Most important, the vanity surplus would be less of a hindrance if he were an innovative policy wonk or a savvy analyst of the American electorate. This was the Bill Clinton model — an outsized ego and an utter lack of self-discipline, but an inventive mind able to zig-zag his way through choppy political waters. His intuitive understanding of his fellow citizens allowed him to maintain a bond with the American people. If Obama were as intellectually nimble as Clinton or as simpatico with the American people as Ronald Reagan or as steeped in common sense as Harry Truman, he wouldn’t be in such dire straits. It’s not merely the vanity that’s the problem. His undoing has been vanity that is divorced from his abilities and unaccompanied by executive skills or a well-developed knowledge of economics and international relations.

If Obama is ungracious (toward his predecessor), oblivious (to the desires of the voters), and frustrated (by the Palestinians’ and Israelis’ refusal to make a deal under his auspices), it is because he is unable to grasp that it’s not all about him. But the good news is that, as he reportedly did in the Senate, he may conclude that being president is really ”so boring.” (He certainly doesn’t seem to be having fun, does he?) In that case, he might not really care all that much about trying to ingratiate himself with the voters.

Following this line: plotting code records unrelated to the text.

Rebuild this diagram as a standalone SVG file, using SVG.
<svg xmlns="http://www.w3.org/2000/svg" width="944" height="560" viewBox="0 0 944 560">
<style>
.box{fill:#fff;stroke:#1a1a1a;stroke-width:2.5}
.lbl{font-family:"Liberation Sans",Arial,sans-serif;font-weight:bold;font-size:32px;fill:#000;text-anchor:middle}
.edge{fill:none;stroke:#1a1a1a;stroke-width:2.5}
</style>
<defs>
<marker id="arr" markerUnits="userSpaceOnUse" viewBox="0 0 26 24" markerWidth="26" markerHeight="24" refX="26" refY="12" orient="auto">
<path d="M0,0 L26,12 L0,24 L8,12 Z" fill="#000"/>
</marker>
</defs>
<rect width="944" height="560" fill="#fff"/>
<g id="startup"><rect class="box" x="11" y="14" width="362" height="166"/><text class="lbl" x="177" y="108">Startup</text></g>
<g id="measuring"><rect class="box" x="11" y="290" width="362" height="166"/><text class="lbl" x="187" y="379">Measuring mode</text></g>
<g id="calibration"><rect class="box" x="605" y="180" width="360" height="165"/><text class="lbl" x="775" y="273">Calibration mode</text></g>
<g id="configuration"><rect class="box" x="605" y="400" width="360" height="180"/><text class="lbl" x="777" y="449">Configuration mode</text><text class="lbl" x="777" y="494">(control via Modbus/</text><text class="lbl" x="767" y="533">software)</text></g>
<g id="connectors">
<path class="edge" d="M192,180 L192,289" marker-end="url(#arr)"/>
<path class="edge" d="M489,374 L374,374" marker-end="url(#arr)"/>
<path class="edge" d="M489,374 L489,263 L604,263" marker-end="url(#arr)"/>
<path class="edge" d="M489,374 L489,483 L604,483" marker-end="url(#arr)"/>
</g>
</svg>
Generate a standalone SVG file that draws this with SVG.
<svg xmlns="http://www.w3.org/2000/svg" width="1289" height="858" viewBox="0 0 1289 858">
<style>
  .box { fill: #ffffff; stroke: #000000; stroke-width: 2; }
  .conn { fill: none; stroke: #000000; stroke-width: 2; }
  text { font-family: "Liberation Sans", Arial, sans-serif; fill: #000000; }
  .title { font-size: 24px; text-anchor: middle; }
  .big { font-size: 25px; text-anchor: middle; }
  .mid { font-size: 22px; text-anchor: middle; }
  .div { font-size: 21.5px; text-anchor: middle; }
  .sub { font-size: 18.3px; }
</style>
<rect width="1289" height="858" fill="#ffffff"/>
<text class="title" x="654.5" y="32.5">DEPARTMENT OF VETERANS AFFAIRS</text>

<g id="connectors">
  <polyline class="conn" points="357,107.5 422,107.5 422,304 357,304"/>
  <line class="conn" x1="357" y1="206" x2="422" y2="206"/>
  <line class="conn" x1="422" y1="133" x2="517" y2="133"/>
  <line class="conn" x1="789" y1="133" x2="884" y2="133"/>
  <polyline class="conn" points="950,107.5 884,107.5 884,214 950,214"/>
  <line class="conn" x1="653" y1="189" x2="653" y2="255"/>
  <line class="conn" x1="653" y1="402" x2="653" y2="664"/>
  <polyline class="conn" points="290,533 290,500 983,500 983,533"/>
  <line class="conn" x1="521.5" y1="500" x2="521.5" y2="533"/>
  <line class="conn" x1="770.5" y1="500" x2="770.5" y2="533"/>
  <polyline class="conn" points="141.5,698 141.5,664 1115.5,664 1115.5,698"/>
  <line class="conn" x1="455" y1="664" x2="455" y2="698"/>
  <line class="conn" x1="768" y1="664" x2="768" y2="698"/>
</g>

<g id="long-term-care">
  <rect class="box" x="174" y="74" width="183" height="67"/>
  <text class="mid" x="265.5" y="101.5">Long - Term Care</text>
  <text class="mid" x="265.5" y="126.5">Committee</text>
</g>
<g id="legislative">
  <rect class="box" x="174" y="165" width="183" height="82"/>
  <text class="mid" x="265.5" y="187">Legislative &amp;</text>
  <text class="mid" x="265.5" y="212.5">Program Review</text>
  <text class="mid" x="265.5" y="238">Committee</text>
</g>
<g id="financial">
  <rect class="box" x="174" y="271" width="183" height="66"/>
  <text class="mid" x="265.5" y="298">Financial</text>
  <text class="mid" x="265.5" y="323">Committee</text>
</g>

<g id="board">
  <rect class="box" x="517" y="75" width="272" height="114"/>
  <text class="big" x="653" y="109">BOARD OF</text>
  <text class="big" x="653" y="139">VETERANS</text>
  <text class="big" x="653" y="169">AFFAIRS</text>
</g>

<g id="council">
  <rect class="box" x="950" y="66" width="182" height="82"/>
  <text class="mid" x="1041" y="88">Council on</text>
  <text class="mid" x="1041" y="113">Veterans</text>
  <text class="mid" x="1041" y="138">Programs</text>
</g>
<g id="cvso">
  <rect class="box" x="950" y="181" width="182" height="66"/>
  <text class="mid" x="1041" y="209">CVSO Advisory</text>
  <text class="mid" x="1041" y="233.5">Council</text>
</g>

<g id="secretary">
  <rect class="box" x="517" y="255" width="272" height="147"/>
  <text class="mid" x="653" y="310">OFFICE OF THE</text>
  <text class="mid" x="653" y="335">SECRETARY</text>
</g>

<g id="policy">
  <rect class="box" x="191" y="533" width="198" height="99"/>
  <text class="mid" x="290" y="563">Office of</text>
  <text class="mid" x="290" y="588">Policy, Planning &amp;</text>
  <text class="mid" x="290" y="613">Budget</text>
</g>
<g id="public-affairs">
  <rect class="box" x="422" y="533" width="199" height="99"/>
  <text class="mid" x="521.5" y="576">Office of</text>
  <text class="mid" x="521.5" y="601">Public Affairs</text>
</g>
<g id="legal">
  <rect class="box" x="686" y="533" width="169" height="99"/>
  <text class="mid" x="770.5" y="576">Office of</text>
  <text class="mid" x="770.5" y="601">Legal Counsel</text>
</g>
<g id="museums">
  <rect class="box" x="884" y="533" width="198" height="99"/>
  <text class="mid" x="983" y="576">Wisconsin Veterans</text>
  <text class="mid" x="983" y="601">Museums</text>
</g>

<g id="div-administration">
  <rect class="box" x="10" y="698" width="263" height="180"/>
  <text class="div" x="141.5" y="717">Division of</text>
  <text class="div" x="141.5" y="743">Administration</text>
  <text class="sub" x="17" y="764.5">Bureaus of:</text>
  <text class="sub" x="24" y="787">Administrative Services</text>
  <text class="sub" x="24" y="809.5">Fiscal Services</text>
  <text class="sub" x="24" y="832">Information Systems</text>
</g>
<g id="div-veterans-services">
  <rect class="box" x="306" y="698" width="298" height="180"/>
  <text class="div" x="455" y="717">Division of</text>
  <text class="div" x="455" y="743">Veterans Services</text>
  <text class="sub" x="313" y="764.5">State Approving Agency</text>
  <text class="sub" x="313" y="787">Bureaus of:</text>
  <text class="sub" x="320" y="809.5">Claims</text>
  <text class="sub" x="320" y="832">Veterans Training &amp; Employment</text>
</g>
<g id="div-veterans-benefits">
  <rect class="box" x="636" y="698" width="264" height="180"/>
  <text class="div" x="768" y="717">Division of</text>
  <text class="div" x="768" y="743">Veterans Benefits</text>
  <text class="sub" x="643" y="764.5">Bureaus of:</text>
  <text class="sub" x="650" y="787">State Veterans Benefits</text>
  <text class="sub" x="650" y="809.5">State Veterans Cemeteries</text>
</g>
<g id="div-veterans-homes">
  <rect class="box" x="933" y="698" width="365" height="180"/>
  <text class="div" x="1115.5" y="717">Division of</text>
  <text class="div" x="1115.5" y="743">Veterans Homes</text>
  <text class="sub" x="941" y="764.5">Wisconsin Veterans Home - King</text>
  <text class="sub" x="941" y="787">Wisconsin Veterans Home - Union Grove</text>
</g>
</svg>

It very well might not be “worth it” in his mind to temper his views in order to get a second term. Freed from the burdens of the presidency he then might do what he loves best — write books and give speeches about himself. Or maybe he can give speeches about writing books about himself.

Verging on Irrelevancy

When looking for hopeful signs of a move to the center by the Obama administration, observers point to the about-face on the 2011 troop-withdrawal deadline in Afghanistan and to possible acquiescence in extending the Bush tax cuts. But is there progress on the latter front?

The New York Post editors observe:

Meanwhile, in the White House, the left hand seems not to know what the far left hand is doing. Within hours yesterday, senior adviser David Axelrod gave contradictory statements on the question of extending the Bush-era tax cuts. …

We have to deal with the world as we find it,” Axelrod told the Huffington Post. “The world of what it takes to get this done.” He continued: “There are concerns [over multiple temporary extensions for the wealthy], but I don’t want to trade away security for the middle class in order to make that point.” …

Except, Axelrod then did a 180-degree turn, later telling National Journal: “We’re willing to discuss how we move forward. But we believe that it’s imperative to extend the tax cuts for the middle class, and don’t believe we can afford a permanent extension of tax cuts for the wealthy.”

It’s not hard to understand why “Axelrod [is] talking out of both sides of his face.” The White House doesn’t know what it wants to do and what it can get away with. Message control has broken down, so aides now freelance, trying to push the president in one direction or another. Not only does this create uncertainty for investors, employers, and consumers, but it also suggests that the president is an observer in his own administration.

Like nature, politics abhors a vacuum; with a shrinking presidency, others (advisers, Congress, 2012 contenders, wanna-be primary opponents, etc.) will rush forward to fill the void. After the 1994 midterms, Clinton memorably declared that the president was still relevant — and then proved it to be the case. So Obama had better get out of his funk and decide which direction he wants to go in the next two years. Otherwise, he will become increasingly irrelevant at home and dangerously ineffective overseas.